§ Supplied material:
■ ■ ■ ■ ■ ■ ■
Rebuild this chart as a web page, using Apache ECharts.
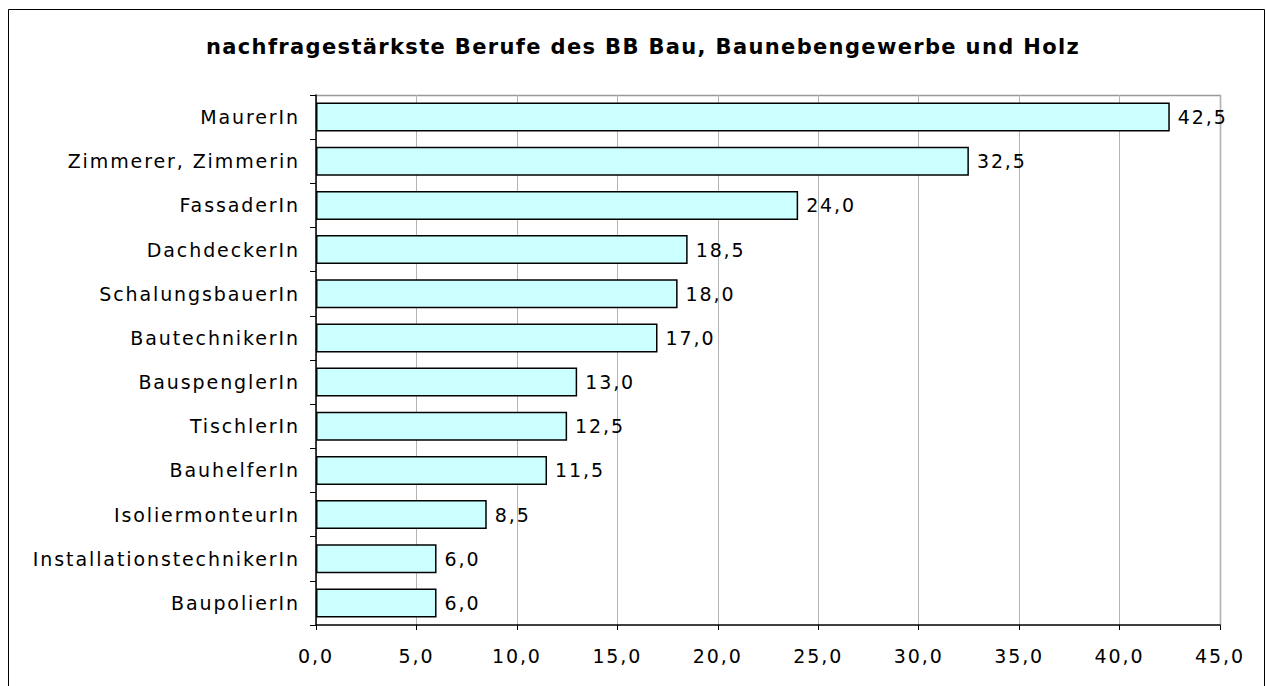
<!DOCTYPE html>
<html>
<head>
<meta charset="utf-8">
<script src="https://cdn.jsdelivr.net/npm/echarts@6/dist/echarts.min.js"></script>
<style>
html,body{margin:0;padding:0;background:#fff;}
#chart{width:1266px;height:686px;}
/* gesperrte Schrift wie im Original */
#chart svg text{letter-spacing:1.9px;}
#chart svg text[style*="bold"]{letter-spacing:1.35px;}
</style>
</head>
<body>
<div id="chart"></div>
<script>
// Berufe von oben nach unten
var berufe = ["MaurerIn", "Zimmerer, Zimmerin", "FassaderIn", "DachdeckerIn", "SchalungsbauerIn",
	"BautechnikerIn", "BauspenglerIn", "TischlerIn", "BauhelferIn", "IsoliermonteurIn",
	"InstallationstechnikerIn", "BaupolierIn"];
var werte = [42.5, 32.5, 24.0, 18.5, 18.0, 17.0, 13.0, 12.5, 11.5, 8.5, 6.0, 6.0];

function komma(v){
	return v.toFixed(1).replace(".", ",");
}

var labelFont = "DejaVu Sans";
var myChart = echarts.init(document.getElementById("chart"), null, {renderer: "svg"});
var option = {
	backgroundColor: "#fff",
	animation: false,
	title: {
		text: "nachfragestärkste Berufe des BB Bau, Baunebengewerbe und Holz",
		left: 638,
		textAlign: "center",
		top: 31,
		textStyle: {fontFamily: "DejaVu Sans", fontWeight: "bold", fontSize: 21, color: "#000"}
	},
	graphic: [{
		type: "rect",
		shape: {x: 8.5, y: 9.5, width: 1256, height: 700},
		style: {fill: "none", stroke: "#000", lineWidth: 1},
		silent: true
	}, {
		// obere und rechte Rahmenlinie der Zeichenfläche
		type: "polyline",
		shape: {points: [[316, 95.5], [1220.5, 95.5], [1220.5, 625]]},
		style: {stroke: "#999", lineWidth: 1.5},
		silent: true
	}],
	grid: {left: 316, right: 46, top: 95, bottom: 61},
	xAxis: {
		type: "value",
		min: 0, max: 45, interval: 5,
		axisLine: {show: true, lineStyle: {color: "#000", width: 1.5}},
		axisTick: {show: true, length: 5, lineStyle: {color: "#000"}},
		splitLine: {show: true, lineStyle: {color: "#b4b4b4", width: 1}},
		axisLabel: {
			formatter: komma, margin: 21,
			fontFamily: labelFont, fontSize: 19, color: "#000"
		}
	},
	yAxis: {
		type: "category",
		inverse: true,
		data: berufe,
		axisLine: {show: true, lineStyle: {color: "#000", width: 1.5}},
		axisTick: {show: true, length: 6, lineStyle: {color: "#000"}},
		axisLabel: {margin: 16, fontFamily: labelFont, fontSize: 19, color: "#000"}
	},
	series: [{
		type: "bar",
		data: werte,
		barWidth: 29,
		itemStyle: {color: "#ccffff", borderColor: "#000", borderWidth: 1.5},
		label: {
			show: true, position: "right", distance: 8,
			formatter: function(p){ return komma(p.value); },
			fontFamily: labelFont, fontSize: 19, color: "#000"
		}
	}]
};
myChart.setOption(option);
</script>
</body>
</html>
■ ■ ■ ■ ■ ■ ■
Transcribe the whole listing exactly. Pictures stay out of your copy.

§ Answer to the problem:
Rebuild this chart as a web page, using Apache ECharts.
<!DOCTYPE html>
<html>
<head>
<meta charset="utf-8">
<script src="https://cdn.jsdelivr.net/npm/echarts@6/dist/echarts.min.js"></script>
<style>
html,body{margin:0;padding:0;background:#fff;}
#chart{width:1266px;height:686px;}
/* gesperrte Schrift wie im Original */
#chart svg text{letter-spacing:1.9px;}
#chart svg text[style*="bold"]{letter-spacing:1.35px;}
</style>
</head>
<body>
<div id="chart"></div>
<script>
// Berufe von oben nach unten
var berufe = ["MaurerIn", "Zimmerer, Zimmerin", "FassaderIn", "DachdeckerIn", "SchalungsbauerIn",
	"BautechnikerIn", "BauspenglerIn", "TischlerIn", "BauhelferIn", "IsoliermonteurIn",
	"InstallationstechnikerIn", "BaupolierIn"];
var werte = [42.5, 32.5, 24.0, 18.5, 18.0, 17.0, 13.0, 12.5, 11.5, 8.5, 6.0, 6.0];

function komma(v){
	return v.toFixed(1).replace(".", ",");
}

var labelFont = "DejaVu Sans";
var myChart = echarts.init(document.getElementById("chart"), null, {renderer: "svg"});
var option = {
	backgroundColor: "#fff",
	animation: false,
	title: {
		text: "nachfragestärkste Berufe des BB Bau, Baunebengewerbe und Holz",
		left: 638,
		textAlign: "center",
		top: 31,
		textStyle: {fontFamily: "DejaVu Sans", fontWeight: "bold", fontSize: 21, color: "#000"}
	},
	graphic: [{
		type: "rect",
		shape: {x: 8.5, y: 9.5, width: 1256, height: 700},
		style: {fill: "none", stroke: "#000", lineWidth: 1},
		silent: true
	}, {
		// obere und rechte Rahmenlinie der Zeichenfläche
		type: "polyline",
		shape: {points: [[316, 95.5], [1220.5, 95.5], [1220.5, 625]]},
		style: {stroke: "#999", lineWidth: 1.5},
		silent: true
	}],
	grid: {left: 316, right: 46, top: 95, bottom: 61},
	xAxis: {
		type: "value",
		min: 0, max: 45, interval: 5,
		axisLine: {show: true, lineStyle: {color: "#000", width: 1.5}},
		axisTick: {show: true, length: 5, lineStyle: {color: "#000"}},
		splitLine: {show: true, lineStyle: {color: "#b4b4b4", width: 1}},
		axisLabel: {
			formatter: komma, margin: 21,
			fontFamily: labelFont, fontSize: 19, color: "#000"
		}
	},
	yAxis: {
		type: "category",
		inverse: true,
		data: berufe,
		axisLine: {show: true, lineStyle: {color: "#000", width: 1.5}},
		axisTick: {show: true, length: 6, lineStyle: {color: "#000"}},
		axisLabel: {margin: 16, fontFamily: labelFont, fontSize: 19, color: "#000"}
	},
	series: [{
		type: "bar",
		data: werte,
		barWidth: 29,
		itemStyle: {color: "#ccffff", borderColor: "#000", borderWidth: 1.5},
		label: {
			show: true, position: "right", distance: 8,
			formatter: function(p){ return komma(p.value); },
			fontFamily: labelFont, fontSize: 19, color: "#000"
		}
	}]
};
myChart.setOption(option);
</script>
</body>
</html>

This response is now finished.